● **Information provided**:
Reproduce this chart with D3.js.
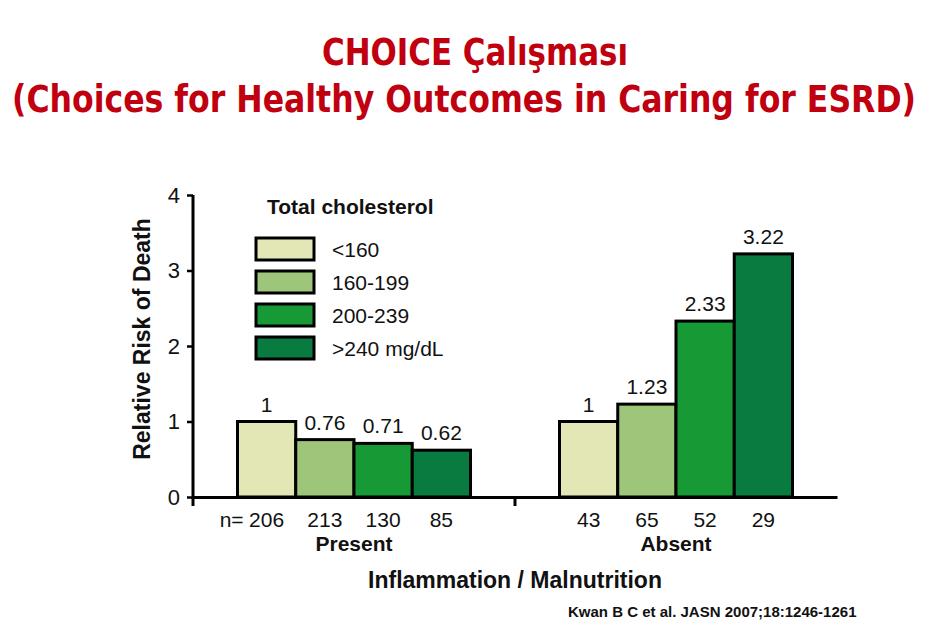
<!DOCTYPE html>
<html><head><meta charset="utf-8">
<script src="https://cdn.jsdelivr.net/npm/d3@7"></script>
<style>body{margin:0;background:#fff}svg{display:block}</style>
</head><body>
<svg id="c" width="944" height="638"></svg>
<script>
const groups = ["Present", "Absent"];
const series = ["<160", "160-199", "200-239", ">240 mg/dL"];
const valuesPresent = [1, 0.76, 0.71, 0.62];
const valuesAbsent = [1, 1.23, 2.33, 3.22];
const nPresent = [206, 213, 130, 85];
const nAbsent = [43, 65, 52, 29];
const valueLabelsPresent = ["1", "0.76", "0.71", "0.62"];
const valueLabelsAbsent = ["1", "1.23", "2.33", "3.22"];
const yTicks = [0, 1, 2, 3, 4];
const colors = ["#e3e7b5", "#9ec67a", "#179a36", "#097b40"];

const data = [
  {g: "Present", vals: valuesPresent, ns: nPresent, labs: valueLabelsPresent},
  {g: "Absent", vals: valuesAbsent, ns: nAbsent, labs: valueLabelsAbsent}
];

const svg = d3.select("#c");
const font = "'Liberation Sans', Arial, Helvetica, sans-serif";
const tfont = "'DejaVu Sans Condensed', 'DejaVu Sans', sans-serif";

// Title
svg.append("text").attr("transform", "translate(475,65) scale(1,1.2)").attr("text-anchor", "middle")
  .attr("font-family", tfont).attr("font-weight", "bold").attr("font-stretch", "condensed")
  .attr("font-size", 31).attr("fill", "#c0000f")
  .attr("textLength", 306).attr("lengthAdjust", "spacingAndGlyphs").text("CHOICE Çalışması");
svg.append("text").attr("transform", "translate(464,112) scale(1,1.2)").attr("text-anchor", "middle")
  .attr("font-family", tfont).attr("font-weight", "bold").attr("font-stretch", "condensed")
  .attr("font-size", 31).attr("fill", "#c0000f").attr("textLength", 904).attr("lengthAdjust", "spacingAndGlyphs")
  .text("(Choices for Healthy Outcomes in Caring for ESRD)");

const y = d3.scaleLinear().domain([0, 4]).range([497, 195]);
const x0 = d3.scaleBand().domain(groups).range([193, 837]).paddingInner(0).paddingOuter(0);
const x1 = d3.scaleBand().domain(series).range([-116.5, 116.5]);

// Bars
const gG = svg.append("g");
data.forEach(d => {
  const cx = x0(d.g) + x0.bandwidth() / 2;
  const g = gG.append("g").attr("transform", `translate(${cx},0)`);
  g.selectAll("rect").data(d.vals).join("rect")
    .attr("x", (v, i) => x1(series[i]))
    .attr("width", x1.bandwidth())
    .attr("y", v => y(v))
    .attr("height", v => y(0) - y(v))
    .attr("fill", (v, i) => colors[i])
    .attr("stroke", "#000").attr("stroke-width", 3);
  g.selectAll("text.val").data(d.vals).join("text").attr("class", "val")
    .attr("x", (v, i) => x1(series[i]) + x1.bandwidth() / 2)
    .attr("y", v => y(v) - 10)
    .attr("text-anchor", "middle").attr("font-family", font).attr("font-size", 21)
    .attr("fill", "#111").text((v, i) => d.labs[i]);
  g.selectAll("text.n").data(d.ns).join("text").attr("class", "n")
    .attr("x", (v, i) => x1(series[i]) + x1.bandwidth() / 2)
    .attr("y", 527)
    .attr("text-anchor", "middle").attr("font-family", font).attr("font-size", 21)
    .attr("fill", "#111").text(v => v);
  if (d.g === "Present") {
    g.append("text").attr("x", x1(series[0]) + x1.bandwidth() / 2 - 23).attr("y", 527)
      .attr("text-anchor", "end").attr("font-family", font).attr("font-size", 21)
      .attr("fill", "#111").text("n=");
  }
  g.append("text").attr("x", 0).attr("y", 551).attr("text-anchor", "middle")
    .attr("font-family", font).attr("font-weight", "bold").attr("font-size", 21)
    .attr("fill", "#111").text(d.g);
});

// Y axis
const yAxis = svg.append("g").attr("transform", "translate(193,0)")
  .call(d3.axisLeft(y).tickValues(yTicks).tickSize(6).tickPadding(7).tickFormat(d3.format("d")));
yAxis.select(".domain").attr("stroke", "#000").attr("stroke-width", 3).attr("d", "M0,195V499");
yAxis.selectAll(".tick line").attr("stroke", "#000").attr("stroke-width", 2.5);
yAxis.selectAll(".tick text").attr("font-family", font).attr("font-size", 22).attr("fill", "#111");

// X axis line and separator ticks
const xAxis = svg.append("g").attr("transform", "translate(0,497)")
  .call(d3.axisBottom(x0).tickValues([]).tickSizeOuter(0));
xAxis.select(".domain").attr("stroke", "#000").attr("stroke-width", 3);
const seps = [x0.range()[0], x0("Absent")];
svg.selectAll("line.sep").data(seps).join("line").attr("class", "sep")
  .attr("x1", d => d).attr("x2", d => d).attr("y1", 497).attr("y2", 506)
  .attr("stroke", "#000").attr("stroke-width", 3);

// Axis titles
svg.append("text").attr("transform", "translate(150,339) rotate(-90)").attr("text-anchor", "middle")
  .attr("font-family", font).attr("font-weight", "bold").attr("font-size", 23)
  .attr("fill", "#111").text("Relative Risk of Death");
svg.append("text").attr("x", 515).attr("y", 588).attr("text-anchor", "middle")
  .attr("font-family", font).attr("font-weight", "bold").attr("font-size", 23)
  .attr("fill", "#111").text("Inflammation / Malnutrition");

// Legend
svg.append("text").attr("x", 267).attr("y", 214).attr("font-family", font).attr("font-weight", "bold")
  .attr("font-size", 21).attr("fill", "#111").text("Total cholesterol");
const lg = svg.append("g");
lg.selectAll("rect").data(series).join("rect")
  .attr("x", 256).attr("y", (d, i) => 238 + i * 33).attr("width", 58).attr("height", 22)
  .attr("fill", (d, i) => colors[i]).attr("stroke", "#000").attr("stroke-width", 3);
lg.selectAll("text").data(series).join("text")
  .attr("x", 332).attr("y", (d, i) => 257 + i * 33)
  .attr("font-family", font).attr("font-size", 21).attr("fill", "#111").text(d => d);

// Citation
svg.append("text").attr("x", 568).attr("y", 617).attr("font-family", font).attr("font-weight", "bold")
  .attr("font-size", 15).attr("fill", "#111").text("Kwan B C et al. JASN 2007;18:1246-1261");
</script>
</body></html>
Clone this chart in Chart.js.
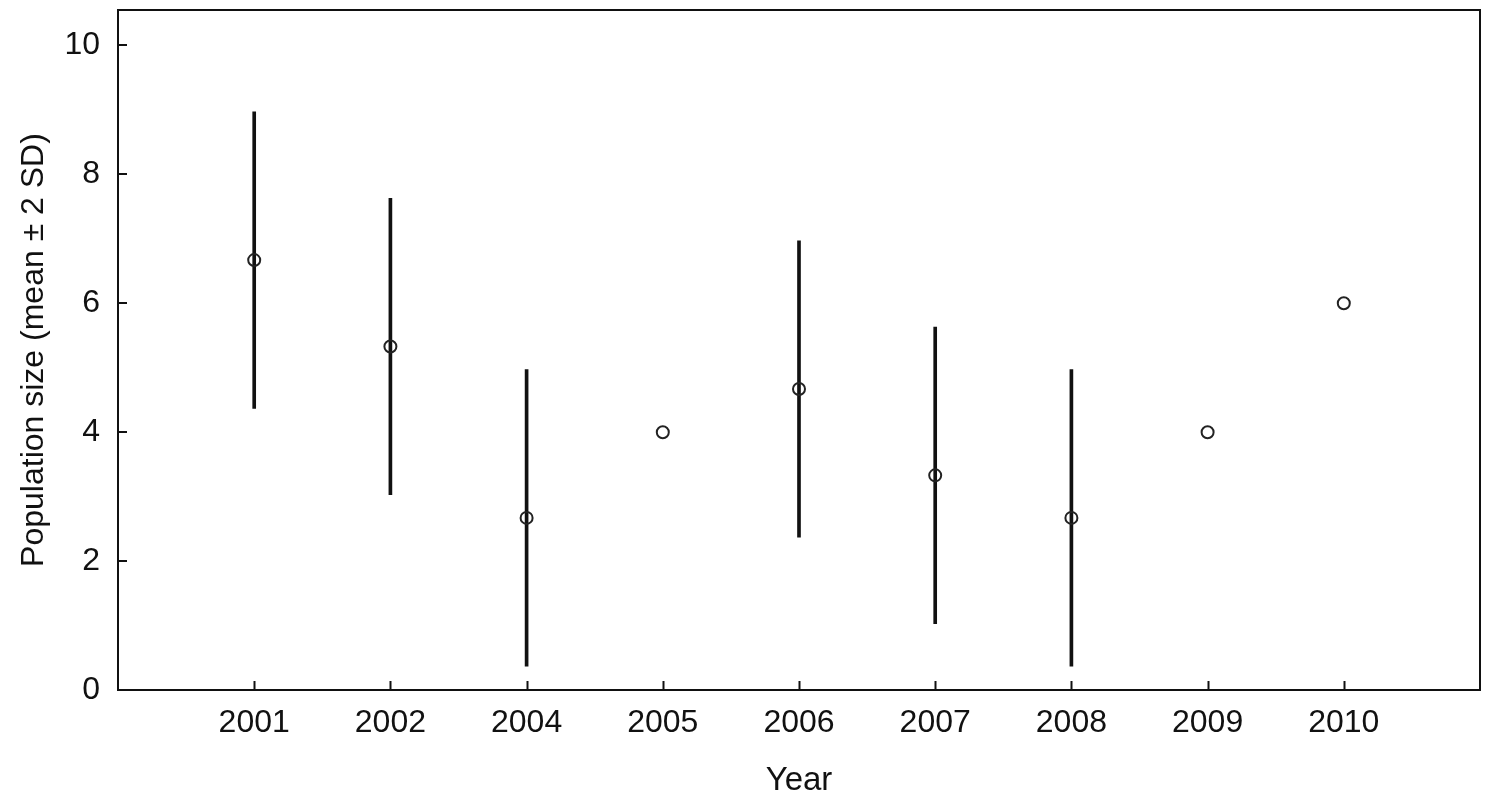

● **To do**: Copy the records above exactly, omitting every picture.

● **Exercise output**:
Reproduce this chart with D3.js.
<!DOCTYPE html>
<html><head><meta charset="utf-8">
<script src="https://cdn.jsdelivr.net/npm/d3@7"></script>
<style>body{margin:0;background:#fff}svg{display:block}</style>
</head><body>
<svg id="c" width="944" height="638"></svg>
<script>
const groups = ["Present", "Absent"];
const series = ["<160", "160-199", "200-239", ">240 mg/dL"];
const valuesPresent = [1, 0.76, 0.71, 0.62];
const valuesAbsent = [1, 1.23, 2.33, 3.22];
const nPresent = [206, 213, 130, 85];
const nAbsent = [43, 65, 52, 29];
const valueLabelsPresent = ["1", "0.76", "0.71", "0.62"];
const valueLabelsAbsent = ["1", "1.23", "2.33", "3.22"];
const yTicks = [0, 1, 2, 3, 4];
const colors = ["#e3e7b5", "#9ec67a", "#179a36", "#097b40"];

const data = [
  {g: "Present", vals: valuesPresent, ns: nPresent, labs: valueLabelsPresent},
  {g: "Absent", vals: valuesAbsent, ns: nAbsent, labs: valueLabelsAbsent}
];

const svg = d3.select("#c");
const font = "'Liberation Sans', Arial, Helvetica, sans-serif";
const tfont = "'DejaVu Sans Condensed', 'DejaVu Sans', sans-serif";

// Title
svg.append("text").attr("transform", "translate(475,65) scale(1,1.2)").attr("text-anchor", "middle")
  .attr("font-family", tfont).attr("font-weight", "bold").attr("font-stretch", "condensed")
  .attr("font-size", 31).attr("fill", "#c0000f")
  .attr("textLength", 306).attr("lengthAdjust", "spacingAndGlyphs").text("CHOICE Çalışması");
svg.append("text").attr("transform", "translate(464,112) scale(1,1.2)").attr("text-anchor", "middle")
  .attr("font-family", tfont).attr("font-weight", "bold").attr("font-stretch", "condensed")
  .attr("font-size", 31).attr("fill", "#c0000f").attr("textLength", 904).attr("lengthAdjust", "spacingAndGlyphs")
  .text("(Choices for Healthy Outcomes in Caring for ESRD)");

const y = d3.scaleLinear().domain([0, 4]).range([497, 195]);
const x0 = d3.scaleBand().domain(groups).range([193, 837]).paddingInner(0).paddingOuter(0);
const x1 = d3.scaleBand().domain(series).range([-116.5, 116.5]);

// Bars
const gG = svg.append("g");
data.forEach(d => {
  const cx = x0(d.g) + x0.bandwidth() / 2;
  const g = gG.append("g").attr("transform", `translate(${cx},0)`);
  g.selectAll("rect").data(d.vals).join("rect")
    .attr("x", (v, i) => x1(series[i]))
    .attr("width", x1.bandwidth())
    .attr("y", v => y(v))
    .attr("height", v => y(0) - y(v))
    .attr("fill", (v, i) => colors[i])
    .attr("stroke", "#000").attr("stroke-width", 3);
  g.selectAll("text.val").data(d.vals).join("text").attr("class", "val")
    .attr("x", (v, i) => x1(series[i]) + x1.bandwidth() / 2)
    .attr("y", v => y(v) - 10)
    .attr("text-anchor", "middle").attr("font-family", font).attr("font-size", 21)
    .attr("fill", "#111").text((v, i) => d.labs[i]);
  g.selectAll("text.n").data(d.ns).join("text").attr("class", "n")
    .attr("x", (v, i) => x1(series[i]) + x1.bandwidth() / 2)
    .attr("y", 527)
    .attr("text-anchor", "middle").attr("font-family", font).attr("font-size", 21)
    .attr("fill", "#111").text(v => v);
  if (d.g === "Present") {
    g.append("text").attr("x", x1(series[0]) + x1.bandwidth() / 2 - 23).attr("y", 527)
      .attr("text-anchor", "end").attr("font-family", font).attr("font-size", 21)
      .attr("fill", "#111").text("n=");
  }
  g.append("text").attr("x", 0).attr("y", 551).attr("text-anchor", "middle")
    .attr("font-family", font).attr("font-weight", "bold").attr("font-size", 21)
    .attr("fill", "#111").text(d.g);
});

// Y axis
const yAxis = svg.append("g").attr("transform", "translate(193,0)")
  .call(d3.axisLeft(y).tickValues(yTicks).tickSize(6).tickPadding(7).tickFormat(d3.format("d")));
yAxis.select(".domain").attr("stroke", "#000").attr("stroke-width", 3).attr("d", "M0,195V499");
yAxis.selectAll(".tick line").attr("stroke", "#000").attr("stroke-width", 2.5);
yAxis.selectAll(".tick text").attr("font-family", font).attr("font-size", 22).attr("fill", "#111");

// X axis line and separator ticks
const xAxis = svg.append("g").attr("transform", "translate(0,497)")
  .call(d3.axisBottom(x0).tickValues([]).tickSizeOuter(0));
xAxis.select(".domain").attr("stroke", "#000").attr("stroke-width", 3);
const seps = [x0.range()[0], x0("Absent")];
svg.selectAll("line.sep").data(seps).join("line").attr("class", "sep")
  .attr("x1", d => d).attr("x2", d => d).attr("y1", 497).attr("y2", 506)
  .attr("stroke", "#000").attr("stroke-width", 3);

// Axis titles
svg.append("text").attr("transform", "translate(150,339) rotate(-90)").attr("text-anchor", "middle")
  .attr("font-family", font).attr("font-weight", "bold").attr("font-size", 23)
  .attr("fill", "#111").text("Relative Risk of Death");
svg.append("text").attr("x", 515).attr("y", 588).attr("text-anchor", "middle")
  .attr("font-family", font).attr("font-weight", "bold").attr("font-size", 23)
  .attr("fill", "#111").text("Inflammation / Malnutrition");

// Legend
svg.append("text").attr("x", 267).attr("y", 214).attr("font-family", font).attr("font-weight", "bold")
  .attr("font-size", 21).attr("fill", "#111").text("Total cholesterol");
const lg = svg.append("g");
lg.selectAll("rect").data(series).join("rect")
  .attr("x", 256).attr("y", (d, i) => 238 + i * 33).attr("width", 58).attr("height", 22)
  .attr("fill", (d, i) => colors[i]).attr("stroke", "#000").attr("stroke-width", 3);
lg.selectAll("text").data(series).join("text")
  .attr("x", 332).attr("y", (d, i) => 257 + i * 33)
  .attr("font-family", font).attr("font-size", 21).attr("fill", "#111").text(d => d);

// Citation
svg.append("text").attr("x", 568).attr("y", 617).attr("font-family", font).attr("font-weight", "bold")
  .attr("font-size", 15).attr("fill", "#111").text("Kwan B C et al. JASN 2007;18:1246-1261");
</script>
</body></html>
Clone this chart in Chart.js.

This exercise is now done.